[4215] in testers
Re: emacs 20.3/20.4 beta core dump
daemon@ATHENA.MIT.EDU (Richard Stallman)
Wed Jun 9 05:10:42 1999
Date: Wed, 9 Jun 1999 03:10:29 -0600 (MDT)
Message-Id: <199906090910.DAA05730@wijiji.santafe.edu>
From: Richard Stallman <rms@gnu.org>
To: jhawk@MIT.EDU
Cc: ghudson@MIT.EDU, testers@MIT.EDU
In-Reply-To: <199906070336.XAA27626@x15-cruise-basselope.mit.edu> (message
from John Hawkinson on Sun, 6 Jun 1999 23:36:02 -0400 (EDT))
Reply-To: rms@gnu.org
The obvious question is "Why it it adding 1 to find_before_next_newline()'s
result". The answer might be "Because find_before_next_newline() should always
return a position immediately followed by a newline, and the end of the buffer
is not necessarily a newline." Or not?
I think the reason is, that we want the position after the next newline,
and find_before_next_newline returns the position before it.

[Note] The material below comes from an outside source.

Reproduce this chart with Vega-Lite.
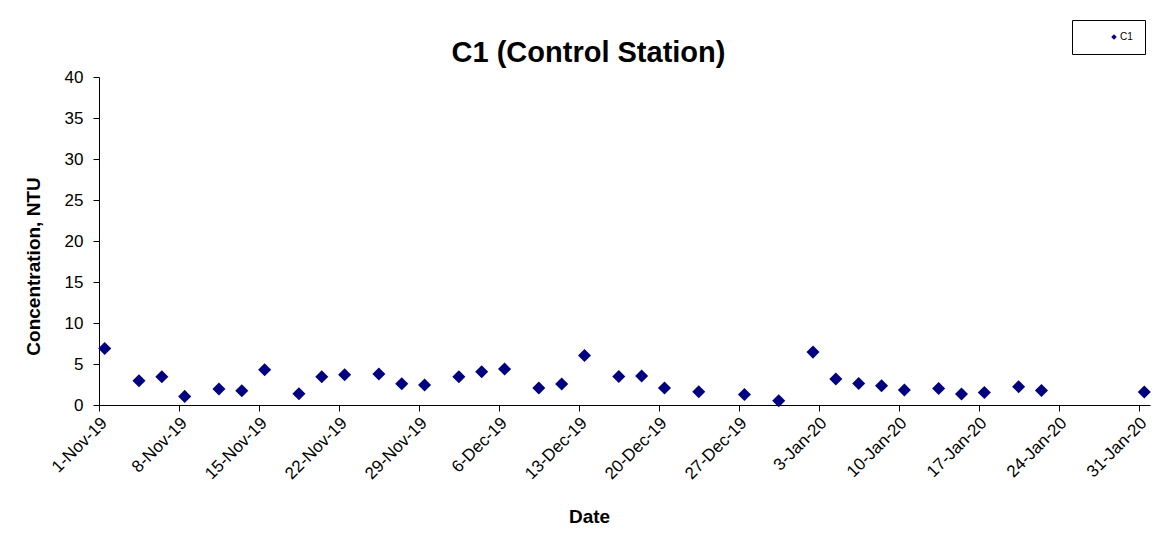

But the bug is when find_before_next_newline stops because of the end
of the buffer instead of before a newline.
shortage is indeed set to 1. Is the sense of this test wrong? I would assume
that if we found a shortage (scan buffer failed to find a newline), that we
want to return one less character than otherwise?
Certainly not! We should not give a subroutine a bizarre and incoherent
meaning, just to cause a certain caller to work!
I suspect that the right fix does not involve mucking with
find_before_next_newline(). I'm planning on trying to the following
workaround.
This seems like a clean fix. I will have it installed.